-- start Dataset excerpts --

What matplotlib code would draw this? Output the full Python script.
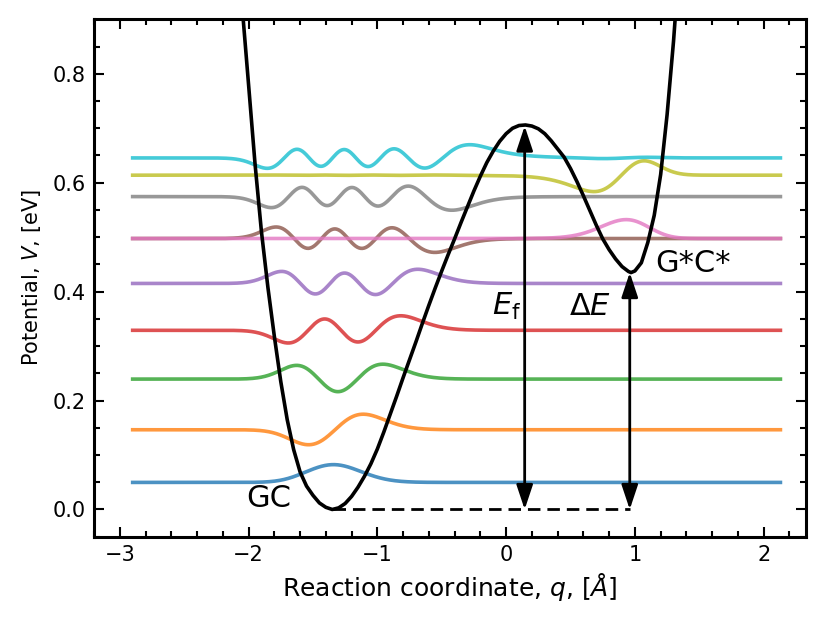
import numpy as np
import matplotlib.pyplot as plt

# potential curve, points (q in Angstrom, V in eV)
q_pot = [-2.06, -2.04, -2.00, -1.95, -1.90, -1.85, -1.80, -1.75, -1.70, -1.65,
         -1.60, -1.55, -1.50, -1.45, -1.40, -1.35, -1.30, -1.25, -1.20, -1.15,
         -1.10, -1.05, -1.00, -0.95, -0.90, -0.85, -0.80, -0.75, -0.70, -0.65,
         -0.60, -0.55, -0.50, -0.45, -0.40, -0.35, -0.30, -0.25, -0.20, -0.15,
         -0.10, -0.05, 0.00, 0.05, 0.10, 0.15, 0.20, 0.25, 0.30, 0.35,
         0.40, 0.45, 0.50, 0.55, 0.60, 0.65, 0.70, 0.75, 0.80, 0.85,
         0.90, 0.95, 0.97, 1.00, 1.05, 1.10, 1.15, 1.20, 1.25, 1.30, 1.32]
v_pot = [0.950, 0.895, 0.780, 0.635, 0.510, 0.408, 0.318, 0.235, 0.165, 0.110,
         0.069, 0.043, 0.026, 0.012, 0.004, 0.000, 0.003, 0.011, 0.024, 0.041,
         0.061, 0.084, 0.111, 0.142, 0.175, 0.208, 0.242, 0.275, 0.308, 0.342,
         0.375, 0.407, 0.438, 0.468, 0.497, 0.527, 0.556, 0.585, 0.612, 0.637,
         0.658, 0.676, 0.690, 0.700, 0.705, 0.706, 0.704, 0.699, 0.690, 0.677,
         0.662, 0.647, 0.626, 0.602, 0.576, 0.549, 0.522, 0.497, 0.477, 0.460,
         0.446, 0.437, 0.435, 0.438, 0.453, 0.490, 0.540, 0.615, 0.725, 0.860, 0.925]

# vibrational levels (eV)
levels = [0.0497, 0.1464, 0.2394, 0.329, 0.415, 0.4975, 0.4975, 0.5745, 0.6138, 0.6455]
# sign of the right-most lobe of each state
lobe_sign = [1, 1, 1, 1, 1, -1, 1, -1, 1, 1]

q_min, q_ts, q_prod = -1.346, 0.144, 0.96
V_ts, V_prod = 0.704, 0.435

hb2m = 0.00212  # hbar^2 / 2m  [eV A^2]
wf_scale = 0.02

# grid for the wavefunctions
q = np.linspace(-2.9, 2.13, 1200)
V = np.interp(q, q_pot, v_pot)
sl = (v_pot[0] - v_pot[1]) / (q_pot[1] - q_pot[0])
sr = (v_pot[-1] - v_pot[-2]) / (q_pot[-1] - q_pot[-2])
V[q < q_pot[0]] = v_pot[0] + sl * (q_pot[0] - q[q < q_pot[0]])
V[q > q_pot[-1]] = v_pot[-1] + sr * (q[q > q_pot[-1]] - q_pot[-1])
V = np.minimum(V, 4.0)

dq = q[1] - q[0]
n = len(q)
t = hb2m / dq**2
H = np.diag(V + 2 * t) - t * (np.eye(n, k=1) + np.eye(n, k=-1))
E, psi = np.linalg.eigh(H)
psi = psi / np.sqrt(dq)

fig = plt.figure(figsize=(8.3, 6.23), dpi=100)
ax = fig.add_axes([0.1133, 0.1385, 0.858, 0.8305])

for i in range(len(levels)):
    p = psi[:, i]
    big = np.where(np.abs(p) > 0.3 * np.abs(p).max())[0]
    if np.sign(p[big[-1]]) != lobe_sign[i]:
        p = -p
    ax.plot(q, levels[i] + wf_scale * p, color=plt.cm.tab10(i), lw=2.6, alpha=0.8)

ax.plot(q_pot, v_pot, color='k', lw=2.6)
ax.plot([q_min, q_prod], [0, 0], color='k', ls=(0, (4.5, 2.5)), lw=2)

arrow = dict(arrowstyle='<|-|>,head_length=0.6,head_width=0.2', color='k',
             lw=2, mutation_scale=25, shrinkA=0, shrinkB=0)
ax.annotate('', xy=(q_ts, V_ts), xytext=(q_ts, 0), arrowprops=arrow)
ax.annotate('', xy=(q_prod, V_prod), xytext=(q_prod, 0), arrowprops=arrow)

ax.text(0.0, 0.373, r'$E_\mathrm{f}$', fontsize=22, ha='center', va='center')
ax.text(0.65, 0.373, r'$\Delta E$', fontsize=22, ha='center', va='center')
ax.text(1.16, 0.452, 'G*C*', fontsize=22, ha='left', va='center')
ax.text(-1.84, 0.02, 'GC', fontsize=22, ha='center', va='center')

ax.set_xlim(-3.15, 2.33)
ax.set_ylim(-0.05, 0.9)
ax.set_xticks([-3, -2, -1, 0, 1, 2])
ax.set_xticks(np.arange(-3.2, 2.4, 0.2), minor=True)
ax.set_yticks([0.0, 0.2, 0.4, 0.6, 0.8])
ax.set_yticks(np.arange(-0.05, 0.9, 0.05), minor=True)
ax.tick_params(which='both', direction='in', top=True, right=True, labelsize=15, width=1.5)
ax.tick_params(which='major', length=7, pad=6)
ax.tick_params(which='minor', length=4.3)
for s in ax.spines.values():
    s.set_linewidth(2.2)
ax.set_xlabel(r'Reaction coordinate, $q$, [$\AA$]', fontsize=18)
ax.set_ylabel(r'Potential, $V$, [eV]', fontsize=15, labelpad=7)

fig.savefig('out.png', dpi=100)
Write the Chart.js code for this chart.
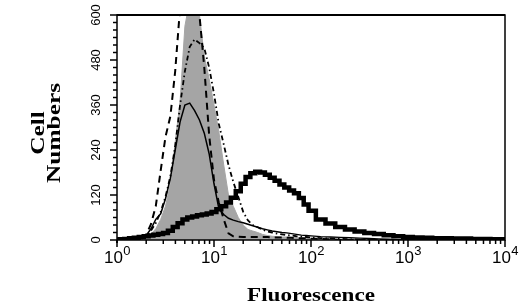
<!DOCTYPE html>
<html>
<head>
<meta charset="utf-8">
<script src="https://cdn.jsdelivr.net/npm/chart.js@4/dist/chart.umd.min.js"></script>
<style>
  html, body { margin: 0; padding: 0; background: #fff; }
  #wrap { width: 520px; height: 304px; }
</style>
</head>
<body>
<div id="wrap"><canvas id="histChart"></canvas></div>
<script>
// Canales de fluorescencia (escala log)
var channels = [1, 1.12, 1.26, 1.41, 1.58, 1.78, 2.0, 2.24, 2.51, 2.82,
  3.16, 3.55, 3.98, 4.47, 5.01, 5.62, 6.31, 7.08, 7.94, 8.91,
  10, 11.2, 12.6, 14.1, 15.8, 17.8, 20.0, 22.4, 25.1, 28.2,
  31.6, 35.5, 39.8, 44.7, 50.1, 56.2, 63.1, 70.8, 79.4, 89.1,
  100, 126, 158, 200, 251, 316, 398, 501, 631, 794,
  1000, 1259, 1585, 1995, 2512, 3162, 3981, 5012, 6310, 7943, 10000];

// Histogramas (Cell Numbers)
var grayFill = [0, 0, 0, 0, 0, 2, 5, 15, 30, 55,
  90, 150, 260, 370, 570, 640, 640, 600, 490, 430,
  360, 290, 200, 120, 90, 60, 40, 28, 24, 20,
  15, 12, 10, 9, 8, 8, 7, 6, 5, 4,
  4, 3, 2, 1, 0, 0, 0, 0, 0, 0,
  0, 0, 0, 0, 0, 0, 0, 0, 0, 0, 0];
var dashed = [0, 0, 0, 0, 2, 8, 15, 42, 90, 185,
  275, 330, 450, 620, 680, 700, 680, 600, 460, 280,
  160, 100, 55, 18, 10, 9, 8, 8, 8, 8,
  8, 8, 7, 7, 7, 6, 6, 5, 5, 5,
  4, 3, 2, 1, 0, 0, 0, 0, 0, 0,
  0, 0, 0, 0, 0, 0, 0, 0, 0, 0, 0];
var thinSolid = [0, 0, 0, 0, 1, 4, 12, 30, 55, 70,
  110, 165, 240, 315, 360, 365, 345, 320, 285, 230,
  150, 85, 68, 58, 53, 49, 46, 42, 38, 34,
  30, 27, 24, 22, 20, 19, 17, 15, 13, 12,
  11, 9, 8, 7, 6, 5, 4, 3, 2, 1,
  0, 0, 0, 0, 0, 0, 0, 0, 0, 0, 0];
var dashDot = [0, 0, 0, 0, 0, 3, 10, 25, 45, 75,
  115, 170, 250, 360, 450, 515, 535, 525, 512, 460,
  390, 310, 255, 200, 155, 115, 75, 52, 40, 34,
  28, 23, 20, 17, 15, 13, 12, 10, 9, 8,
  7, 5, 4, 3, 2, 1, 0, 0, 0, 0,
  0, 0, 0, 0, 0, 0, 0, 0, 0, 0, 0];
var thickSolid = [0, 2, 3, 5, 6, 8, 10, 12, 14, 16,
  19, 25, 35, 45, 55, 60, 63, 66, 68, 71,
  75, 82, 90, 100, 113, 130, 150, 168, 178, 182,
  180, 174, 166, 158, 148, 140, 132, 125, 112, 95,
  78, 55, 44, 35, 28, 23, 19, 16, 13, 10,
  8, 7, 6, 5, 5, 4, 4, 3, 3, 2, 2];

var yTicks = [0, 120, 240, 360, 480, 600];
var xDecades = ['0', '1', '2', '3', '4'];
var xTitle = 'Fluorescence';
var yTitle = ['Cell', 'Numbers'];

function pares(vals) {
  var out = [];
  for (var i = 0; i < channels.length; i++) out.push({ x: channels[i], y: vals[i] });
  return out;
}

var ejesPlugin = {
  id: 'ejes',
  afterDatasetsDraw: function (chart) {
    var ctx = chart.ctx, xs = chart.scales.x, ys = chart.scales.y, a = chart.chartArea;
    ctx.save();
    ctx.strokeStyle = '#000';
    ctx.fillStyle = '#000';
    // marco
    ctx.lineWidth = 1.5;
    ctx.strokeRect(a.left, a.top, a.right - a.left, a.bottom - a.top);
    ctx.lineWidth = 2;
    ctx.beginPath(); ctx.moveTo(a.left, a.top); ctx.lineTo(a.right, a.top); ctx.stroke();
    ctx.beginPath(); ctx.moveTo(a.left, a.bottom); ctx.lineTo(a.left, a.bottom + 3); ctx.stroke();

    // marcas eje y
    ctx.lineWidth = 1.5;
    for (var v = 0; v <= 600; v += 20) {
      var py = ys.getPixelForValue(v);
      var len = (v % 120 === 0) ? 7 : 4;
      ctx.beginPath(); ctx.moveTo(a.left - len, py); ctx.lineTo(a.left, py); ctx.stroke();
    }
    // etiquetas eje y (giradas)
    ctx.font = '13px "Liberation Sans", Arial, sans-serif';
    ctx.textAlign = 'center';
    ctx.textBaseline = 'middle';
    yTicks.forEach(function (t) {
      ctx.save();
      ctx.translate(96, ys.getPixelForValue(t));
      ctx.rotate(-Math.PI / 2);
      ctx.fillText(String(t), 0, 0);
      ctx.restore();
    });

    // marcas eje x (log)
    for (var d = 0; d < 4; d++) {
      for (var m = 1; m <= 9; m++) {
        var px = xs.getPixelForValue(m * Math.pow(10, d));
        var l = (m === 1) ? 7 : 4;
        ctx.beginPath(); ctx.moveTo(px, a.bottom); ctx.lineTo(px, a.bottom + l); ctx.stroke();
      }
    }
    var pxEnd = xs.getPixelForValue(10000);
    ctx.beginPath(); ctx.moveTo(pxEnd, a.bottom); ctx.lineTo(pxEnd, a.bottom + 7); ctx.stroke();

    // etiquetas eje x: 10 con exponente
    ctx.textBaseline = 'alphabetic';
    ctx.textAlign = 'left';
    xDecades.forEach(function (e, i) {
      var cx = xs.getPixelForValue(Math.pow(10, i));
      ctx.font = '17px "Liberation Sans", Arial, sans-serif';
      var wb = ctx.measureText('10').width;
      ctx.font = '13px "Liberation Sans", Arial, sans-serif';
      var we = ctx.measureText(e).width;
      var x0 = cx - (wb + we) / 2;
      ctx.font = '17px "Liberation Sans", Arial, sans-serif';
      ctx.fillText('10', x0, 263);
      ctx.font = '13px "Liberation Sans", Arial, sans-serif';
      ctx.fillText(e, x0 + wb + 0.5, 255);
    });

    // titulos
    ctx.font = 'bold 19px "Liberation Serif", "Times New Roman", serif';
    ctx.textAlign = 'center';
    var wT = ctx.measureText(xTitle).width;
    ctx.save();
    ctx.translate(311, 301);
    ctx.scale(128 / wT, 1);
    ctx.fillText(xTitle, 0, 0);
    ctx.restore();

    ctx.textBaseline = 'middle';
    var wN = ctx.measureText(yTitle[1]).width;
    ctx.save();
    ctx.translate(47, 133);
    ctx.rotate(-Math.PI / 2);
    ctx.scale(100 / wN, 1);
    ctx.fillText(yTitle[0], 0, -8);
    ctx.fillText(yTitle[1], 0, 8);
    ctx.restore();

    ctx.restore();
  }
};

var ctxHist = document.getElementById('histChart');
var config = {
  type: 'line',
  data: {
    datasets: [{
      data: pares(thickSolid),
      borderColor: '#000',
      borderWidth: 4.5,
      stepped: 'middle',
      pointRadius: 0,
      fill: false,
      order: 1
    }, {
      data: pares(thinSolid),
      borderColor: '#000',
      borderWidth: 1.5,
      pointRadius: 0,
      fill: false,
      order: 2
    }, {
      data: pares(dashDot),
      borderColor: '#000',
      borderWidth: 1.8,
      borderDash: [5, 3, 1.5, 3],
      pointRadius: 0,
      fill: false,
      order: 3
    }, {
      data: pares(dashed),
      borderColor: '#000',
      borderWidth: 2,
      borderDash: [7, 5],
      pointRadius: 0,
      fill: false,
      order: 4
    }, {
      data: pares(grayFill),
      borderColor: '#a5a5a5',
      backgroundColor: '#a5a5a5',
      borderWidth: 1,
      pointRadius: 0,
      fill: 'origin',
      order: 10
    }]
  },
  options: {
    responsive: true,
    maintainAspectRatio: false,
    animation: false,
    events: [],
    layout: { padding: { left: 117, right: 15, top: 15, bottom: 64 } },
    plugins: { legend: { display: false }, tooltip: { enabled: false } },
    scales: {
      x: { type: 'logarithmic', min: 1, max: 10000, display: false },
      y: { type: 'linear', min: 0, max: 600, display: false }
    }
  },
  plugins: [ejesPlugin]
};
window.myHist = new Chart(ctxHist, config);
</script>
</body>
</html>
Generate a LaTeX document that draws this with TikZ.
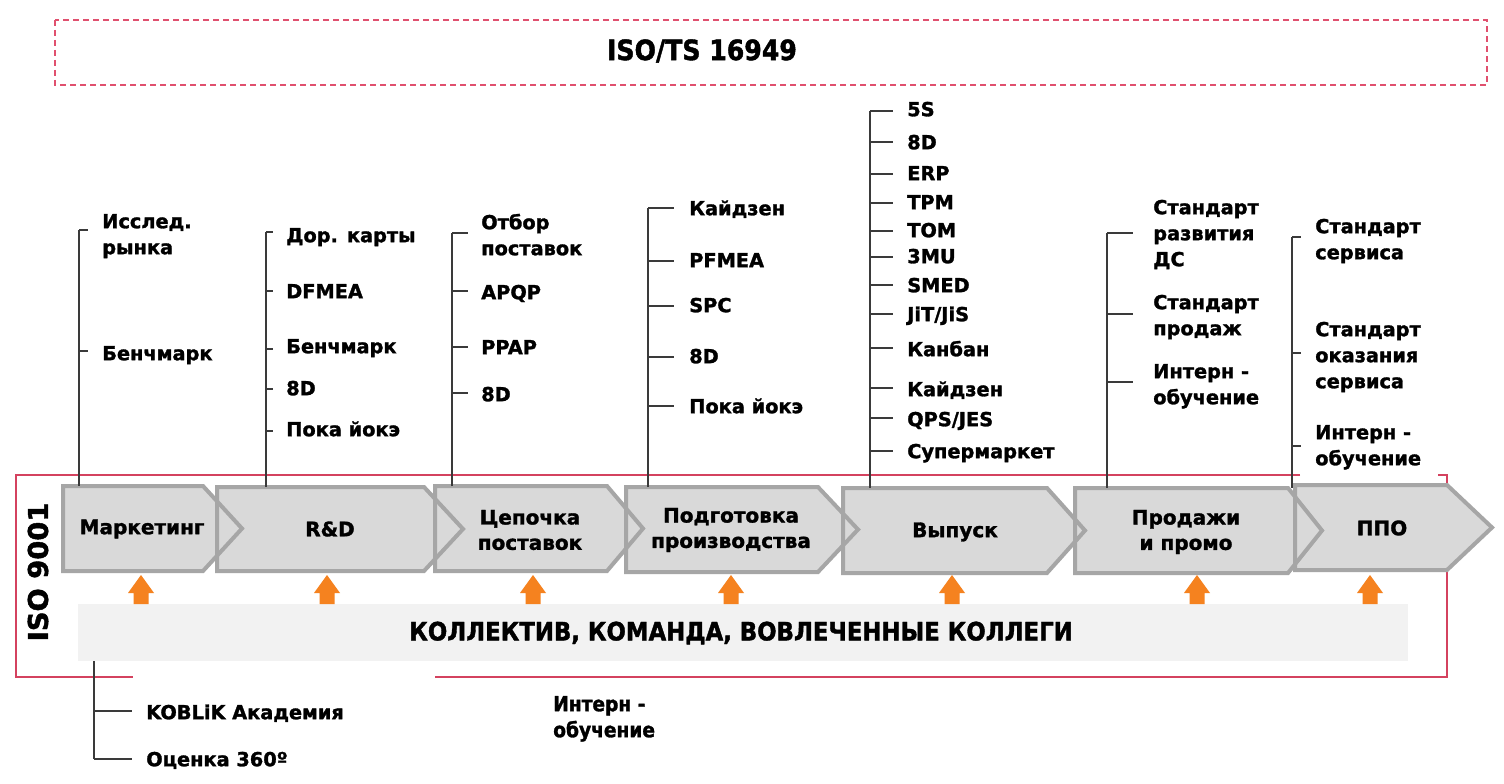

-- end Dataset excerpts --

- _The request_:
Exactly as written, please give again the lines from the beginning of the listing through the line containing "import matplotlib.pyplot as plt", inclusive, without any pictures.

- _Problem solution_:
What matplotlib code would draw this? Output the full Python script.
import numpy as np
import matplotlib.pyplot as plt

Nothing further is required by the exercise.